HC Deb 29 April 1901 vol 93 cc42-3
GENERAL LAURIE (Pembroke and Haverfordwest)

I beg to ask the President of the Board of Agriculture whether his attention has been called to proceedings taken in the Marylebone Police Court on 15th March, when certain vendors of butter were summoned for selling butter containing 24, 23, and 23 per cent. of water respectively; and when the magistrates dismissed the summons on the ground pressed by the defendants' solicitor that it was no offence to sell butter containing an unlimited quantity of water, and that there was no obligation to expel all the water possible; whether he is aware that the Society of Public Analysts have adopted a standard of 16 per cent. of water in butter; and whether the Board of Agriculture have made regulations, under Section 4 of the Sale of Food and Drugs Act, 1899, determining the proportion of water permissible in genuine butter, or whether they propose to do so.

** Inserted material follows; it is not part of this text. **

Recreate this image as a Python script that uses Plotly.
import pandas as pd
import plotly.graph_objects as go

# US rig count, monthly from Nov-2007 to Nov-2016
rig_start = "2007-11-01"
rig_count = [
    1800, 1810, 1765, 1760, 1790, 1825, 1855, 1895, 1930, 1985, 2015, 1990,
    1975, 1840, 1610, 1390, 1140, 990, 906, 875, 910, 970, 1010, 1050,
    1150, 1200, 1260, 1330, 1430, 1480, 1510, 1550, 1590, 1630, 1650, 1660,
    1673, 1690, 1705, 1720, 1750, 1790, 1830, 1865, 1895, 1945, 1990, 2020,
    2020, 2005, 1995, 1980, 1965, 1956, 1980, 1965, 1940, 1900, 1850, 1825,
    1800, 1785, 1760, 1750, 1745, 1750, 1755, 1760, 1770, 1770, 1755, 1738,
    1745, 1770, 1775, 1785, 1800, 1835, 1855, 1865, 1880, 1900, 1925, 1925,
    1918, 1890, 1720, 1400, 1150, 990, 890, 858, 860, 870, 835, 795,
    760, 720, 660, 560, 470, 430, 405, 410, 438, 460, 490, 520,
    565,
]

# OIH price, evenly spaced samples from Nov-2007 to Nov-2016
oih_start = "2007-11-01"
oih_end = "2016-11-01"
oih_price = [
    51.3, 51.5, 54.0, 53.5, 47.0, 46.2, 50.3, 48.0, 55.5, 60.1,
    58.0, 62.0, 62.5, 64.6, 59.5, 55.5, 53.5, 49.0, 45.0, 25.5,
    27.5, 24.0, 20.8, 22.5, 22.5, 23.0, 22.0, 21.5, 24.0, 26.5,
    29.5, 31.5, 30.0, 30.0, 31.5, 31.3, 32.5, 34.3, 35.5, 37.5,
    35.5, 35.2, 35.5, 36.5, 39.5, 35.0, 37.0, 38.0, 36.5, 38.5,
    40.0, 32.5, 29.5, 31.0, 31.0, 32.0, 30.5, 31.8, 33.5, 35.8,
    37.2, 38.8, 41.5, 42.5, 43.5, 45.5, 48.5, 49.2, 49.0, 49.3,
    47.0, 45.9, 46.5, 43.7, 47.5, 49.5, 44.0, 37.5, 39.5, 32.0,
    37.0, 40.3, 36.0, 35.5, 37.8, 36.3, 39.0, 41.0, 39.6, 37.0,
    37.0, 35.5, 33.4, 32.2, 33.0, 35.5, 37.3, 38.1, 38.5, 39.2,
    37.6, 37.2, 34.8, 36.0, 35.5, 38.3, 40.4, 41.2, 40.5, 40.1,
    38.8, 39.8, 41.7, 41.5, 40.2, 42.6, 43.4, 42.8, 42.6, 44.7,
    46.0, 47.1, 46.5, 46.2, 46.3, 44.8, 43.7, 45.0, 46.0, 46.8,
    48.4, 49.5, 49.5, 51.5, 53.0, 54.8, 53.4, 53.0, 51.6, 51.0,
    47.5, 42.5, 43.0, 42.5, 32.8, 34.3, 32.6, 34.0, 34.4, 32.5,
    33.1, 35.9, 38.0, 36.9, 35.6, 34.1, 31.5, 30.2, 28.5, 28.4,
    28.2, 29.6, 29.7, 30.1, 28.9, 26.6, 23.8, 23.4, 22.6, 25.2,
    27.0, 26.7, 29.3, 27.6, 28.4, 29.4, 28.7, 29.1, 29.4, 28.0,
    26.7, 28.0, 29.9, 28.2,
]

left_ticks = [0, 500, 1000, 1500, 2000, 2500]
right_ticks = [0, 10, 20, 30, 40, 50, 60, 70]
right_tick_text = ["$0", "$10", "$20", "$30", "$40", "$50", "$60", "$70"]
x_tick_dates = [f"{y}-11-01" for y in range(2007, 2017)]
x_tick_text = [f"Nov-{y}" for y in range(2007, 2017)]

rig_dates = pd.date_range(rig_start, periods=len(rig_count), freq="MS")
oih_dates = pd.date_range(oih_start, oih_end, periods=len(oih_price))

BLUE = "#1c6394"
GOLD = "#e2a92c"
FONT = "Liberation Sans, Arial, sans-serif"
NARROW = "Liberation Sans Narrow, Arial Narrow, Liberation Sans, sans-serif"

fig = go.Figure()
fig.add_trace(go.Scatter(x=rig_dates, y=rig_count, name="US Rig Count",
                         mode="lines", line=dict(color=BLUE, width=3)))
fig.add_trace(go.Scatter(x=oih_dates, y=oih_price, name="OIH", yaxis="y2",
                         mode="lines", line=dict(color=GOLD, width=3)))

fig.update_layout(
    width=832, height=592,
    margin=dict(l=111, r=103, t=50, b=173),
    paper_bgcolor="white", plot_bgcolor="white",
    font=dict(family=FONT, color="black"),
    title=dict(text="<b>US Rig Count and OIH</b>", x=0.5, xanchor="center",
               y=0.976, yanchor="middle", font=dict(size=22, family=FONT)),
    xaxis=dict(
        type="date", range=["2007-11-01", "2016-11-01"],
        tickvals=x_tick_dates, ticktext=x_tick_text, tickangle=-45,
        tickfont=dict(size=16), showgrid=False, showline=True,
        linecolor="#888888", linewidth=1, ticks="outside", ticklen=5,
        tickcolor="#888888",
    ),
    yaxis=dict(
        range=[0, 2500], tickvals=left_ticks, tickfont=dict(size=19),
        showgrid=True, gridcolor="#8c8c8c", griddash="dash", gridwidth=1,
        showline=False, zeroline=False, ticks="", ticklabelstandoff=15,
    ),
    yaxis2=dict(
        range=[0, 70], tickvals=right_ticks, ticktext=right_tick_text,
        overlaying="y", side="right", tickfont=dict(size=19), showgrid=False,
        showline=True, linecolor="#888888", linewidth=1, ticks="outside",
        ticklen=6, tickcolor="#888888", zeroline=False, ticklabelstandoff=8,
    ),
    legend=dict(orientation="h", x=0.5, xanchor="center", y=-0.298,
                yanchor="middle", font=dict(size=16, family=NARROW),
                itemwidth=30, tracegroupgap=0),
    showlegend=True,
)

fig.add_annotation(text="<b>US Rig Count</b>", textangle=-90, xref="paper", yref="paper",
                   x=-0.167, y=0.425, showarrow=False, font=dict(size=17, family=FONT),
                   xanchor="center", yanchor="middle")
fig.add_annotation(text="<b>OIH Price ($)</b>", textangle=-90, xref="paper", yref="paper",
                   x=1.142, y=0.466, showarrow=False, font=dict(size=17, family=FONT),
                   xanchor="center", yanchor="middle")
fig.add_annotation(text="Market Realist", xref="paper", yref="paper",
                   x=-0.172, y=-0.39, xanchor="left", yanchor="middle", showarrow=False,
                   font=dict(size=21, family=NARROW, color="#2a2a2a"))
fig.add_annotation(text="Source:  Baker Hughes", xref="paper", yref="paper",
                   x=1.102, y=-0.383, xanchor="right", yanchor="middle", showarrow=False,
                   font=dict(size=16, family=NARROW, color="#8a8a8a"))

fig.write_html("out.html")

*THE PRESIDENT OF THE BOARD OF AGRICULTURE (Mr. HANBURY, Preston)

My attention has been called to this case. The magistrate founded his decision on the opinion expressed by the analyst that nothing had been added to the butter to give the amount of water found, and on the ground that under the Act of 1899 it is for the Board of Agriculture and not for the Society of Public Analysts to fix the standard. As soon as I received the Report of the Committee on the subject of a standard for milk I gave directions that a Committee should be appointed to fix a standard for butter, and evidence is now being collected for that purpose.